Table: Nitrogen recommendation for irrigated corn
|Corn prior to corn||Pounds of nitrogen to apply|
If manure is applied to a legume crop, you can apply as much PAN as the crop will likely take up in the harvested portion. You can find out how much N will be taken up per harvestable unit in the table below Multiply this number by the amount of yield you expect from that field to get your application rate.
Table: Amount of nitrogen removed per unit of harvested yield
|Crop||Yield unit||Crop N removal (lbs per yield unit)|
|Alfalfa||Tons (air dry)||50.4|
|Red clover||Tons (air dry)||45.1|
Example: Assume that field conditions have been poor, so you need to apply manure in the fall to a field where soybean will be planted the following spring because it is the only dry field you have. You expect the soybean yield to be about 60 bushels per acre (this is the typical yield you get from this field). If you multiply 60 bushels per acre by 3.5 lbs of N per bushel, you will find that the crop will take up 210 lbs of N. This means you can apply a manure rate of 210 lbs of PAN per acre.
Phosphorus guidelines for manure
In cases where manure is readily available on a frequent basis, using a P-based manure application rate may make the most long-term, economic sense because the nutrients will be used more efficiently by the crops. For manure, it is recommended to apply as much plant-available phosphorus (PAP) as the crop will use. See the table below for crop P removal rates in the harvested portion (the units are in P2O5 to make it comparable to what you would apply with commercial fertilizer). Multiply this number by the amount of yield you expect from that field to get your PAP application rate.
Note that soil testing should be conducted regularly in your fields where manure will be applied. If the soil P test level is very high (over 21 ppm Bray-P or over 16 ppm Olsen-P), you are not likely to see a yield benefit from the additional P in the manure. Instead, consider using the manure in a field where P applications will help improve yields. If soil test P levels are excessively high (over 50 ppm Bray-P or over 30 ppm Olsen P), application of manure is not recommended, especially near water bodies, because building soil test P levels further will increase the risk for soluble P losses from the soil.
Once you determine your P-based application rate, remember to credit the manure for the nitrogen that will be applied! Balance the remaining N needs of the crop with commercial fertilizers.

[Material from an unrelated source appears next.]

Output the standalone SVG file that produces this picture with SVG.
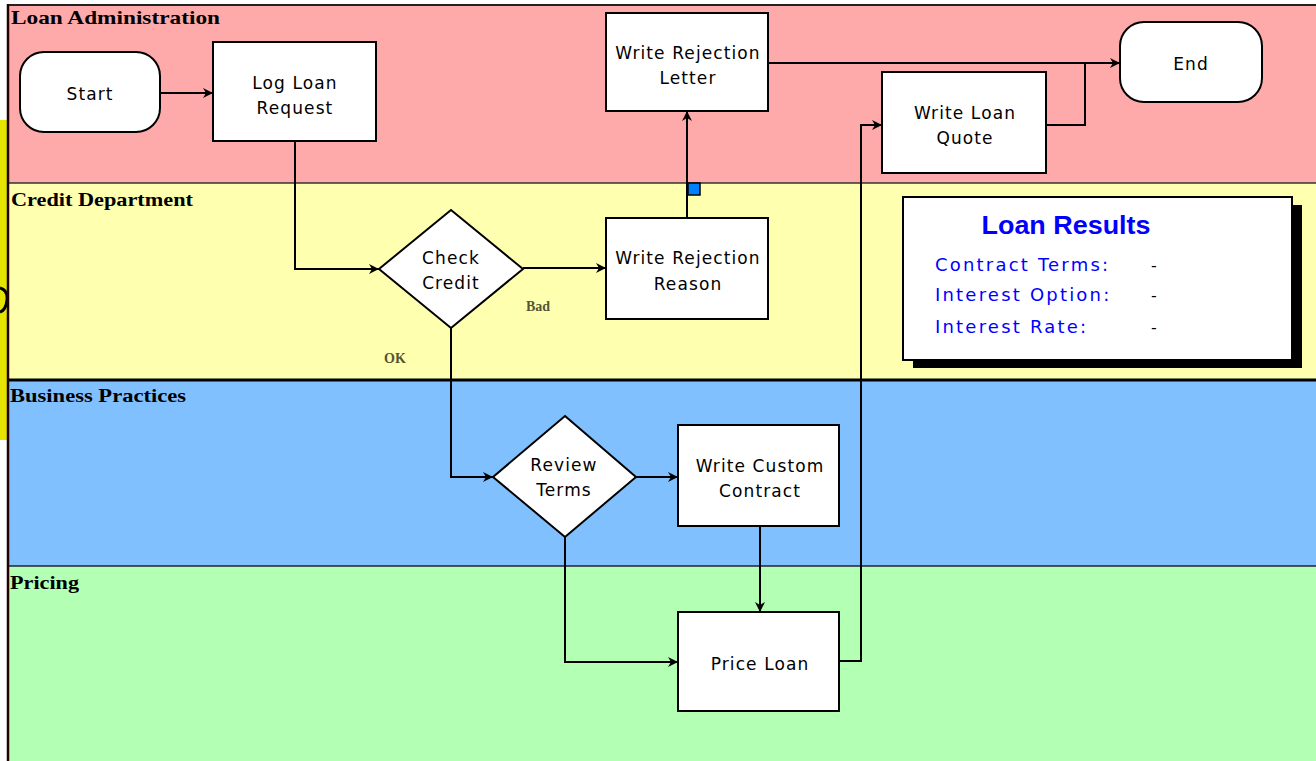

|Crop||Yield units||Crop P2O5 removal (lbs per yield unit)|
|Alfalfa||Tons (air dry)||10.8|
|Barley (grain)||Tons (air dry)||0.41|
|Barley (grain and straw)||Bushels||0.55|
|Corn (silage)||Tons (as fed)||3.8|
|Grass or hay pasture||Tons (air dry)||8.9|
|Grass/legume||Tons (air dry)||11.2|
|Oats (grain and straw)||Bushels||0.32|
|Red clover||Tons (air dry)||10.8|
|Rye (grain and straw)||Bushels||0.59|
|Wheat (grain and straw)||Bushels||0.64|
Where do our guidelines come from?
Inorganic commercial fertilizers are often used to figure out crop nutrient needs in experiments across Minnesota. These fertilizers are designed to release 100% of the N and P in the first year, so it makes it easier to determine how much to apply to get the optimized yields. As an example, N guidelines for corn are based on 170+ experiments across the state, most of which occurred in the past five years. As new experiments are completed, the data on optimal N needed are added to the overall database, and N guidelines are adjusted accordingly.
With manure, we can calculate the estimated plant-available nutrients that will be available in a given year. Once nutrients from manure are plant-available, they behave in the environment exactly the same as a nutrient from a commercial fertilizer. Thus, our guidelines for manure application are based on optimal nutrient rates needed, which is known from fertilizer experiments, and how much plant-available nutrient will be available in the first year after application.